#### TASK BRIEF
Locate the word "matplotlib" in the material, then show every line that holds it.

********************

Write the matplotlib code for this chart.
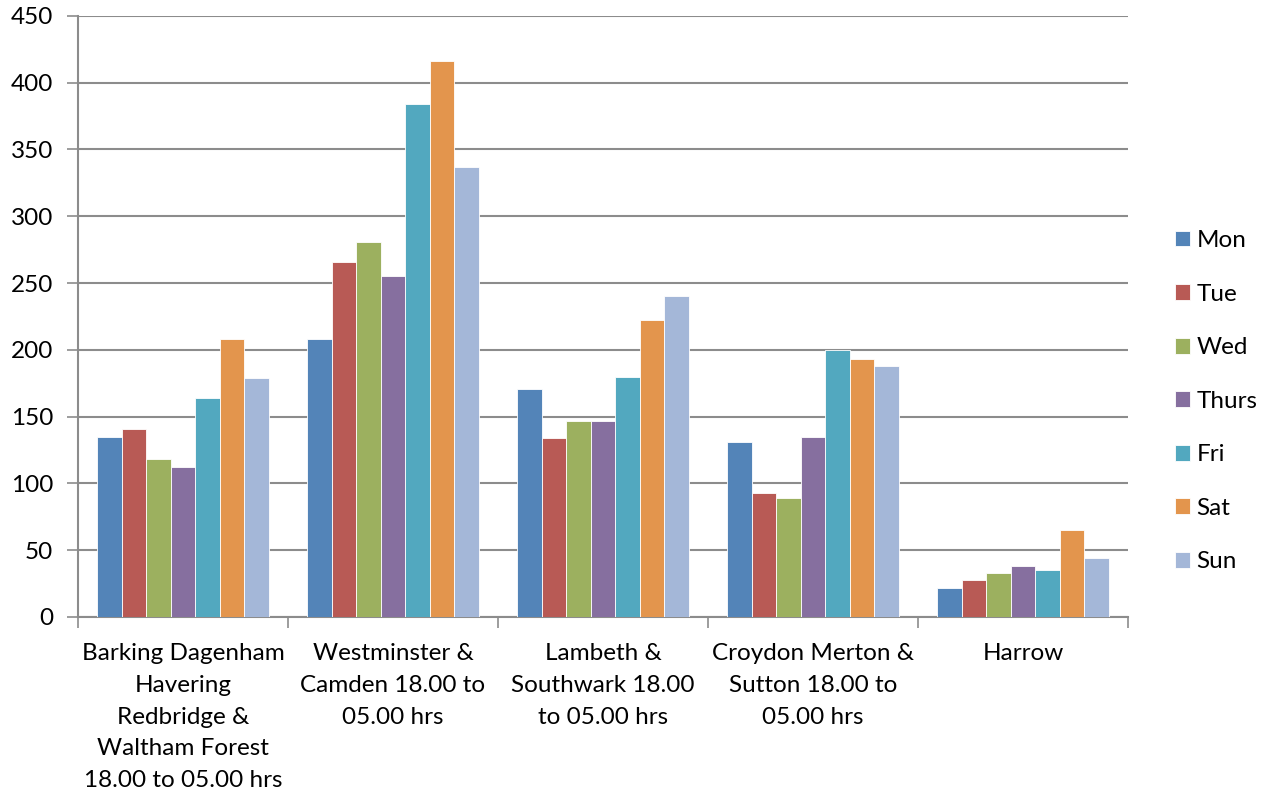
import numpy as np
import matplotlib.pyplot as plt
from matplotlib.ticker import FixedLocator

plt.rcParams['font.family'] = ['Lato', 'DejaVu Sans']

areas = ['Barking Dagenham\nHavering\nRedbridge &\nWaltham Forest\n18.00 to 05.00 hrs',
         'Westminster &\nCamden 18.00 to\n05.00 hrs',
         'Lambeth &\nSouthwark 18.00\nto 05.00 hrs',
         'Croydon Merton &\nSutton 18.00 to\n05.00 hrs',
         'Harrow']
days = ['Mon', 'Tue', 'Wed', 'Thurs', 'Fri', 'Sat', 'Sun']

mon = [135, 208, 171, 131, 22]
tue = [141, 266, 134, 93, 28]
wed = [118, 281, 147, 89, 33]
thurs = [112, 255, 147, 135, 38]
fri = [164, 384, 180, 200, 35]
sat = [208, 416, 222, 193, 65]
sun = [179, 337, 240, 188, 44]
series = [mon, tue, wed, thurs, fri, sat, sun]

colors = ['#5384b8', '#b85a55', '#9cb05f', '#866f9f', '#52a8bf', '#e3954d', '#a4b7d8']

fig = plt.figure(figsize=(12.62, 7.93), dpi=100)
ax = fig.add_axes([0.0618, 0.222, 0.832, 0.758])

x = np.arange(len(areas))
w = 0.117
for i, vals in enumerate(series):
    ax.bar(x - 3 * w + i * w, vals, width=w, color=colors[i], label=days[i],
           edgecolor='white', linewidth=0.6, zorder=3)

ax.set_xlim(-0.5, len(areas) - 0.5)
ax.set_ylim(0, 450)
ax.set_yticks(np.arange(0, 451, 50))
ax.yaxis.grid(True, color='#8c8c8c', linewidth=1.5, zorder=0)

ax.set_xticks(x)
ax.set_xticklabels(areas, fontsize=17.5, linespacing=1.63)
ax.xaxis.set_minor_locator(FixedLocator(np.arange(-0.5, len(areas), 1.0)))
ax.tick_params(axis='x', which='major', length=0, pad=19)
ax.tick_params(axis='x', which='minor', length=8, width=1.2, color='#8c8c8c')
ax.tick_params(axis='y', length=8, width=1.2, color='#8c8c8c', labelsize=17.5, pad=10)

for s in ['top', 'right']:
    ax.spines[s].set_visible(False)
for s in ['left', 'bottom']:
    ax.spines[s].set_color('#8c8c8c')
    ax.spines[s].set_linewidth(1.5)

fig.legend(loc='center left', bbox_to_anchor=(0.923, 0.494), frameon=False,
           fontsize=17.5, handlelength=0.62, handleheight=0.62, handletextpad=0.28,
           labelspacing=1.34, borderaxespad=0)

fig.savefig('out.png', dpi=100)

********************

#### FULL OUTPUT
Write the matplotlib code for this chart.
import matplotlib.pyplot as plt
from matplotlib.ticker import FixedLocator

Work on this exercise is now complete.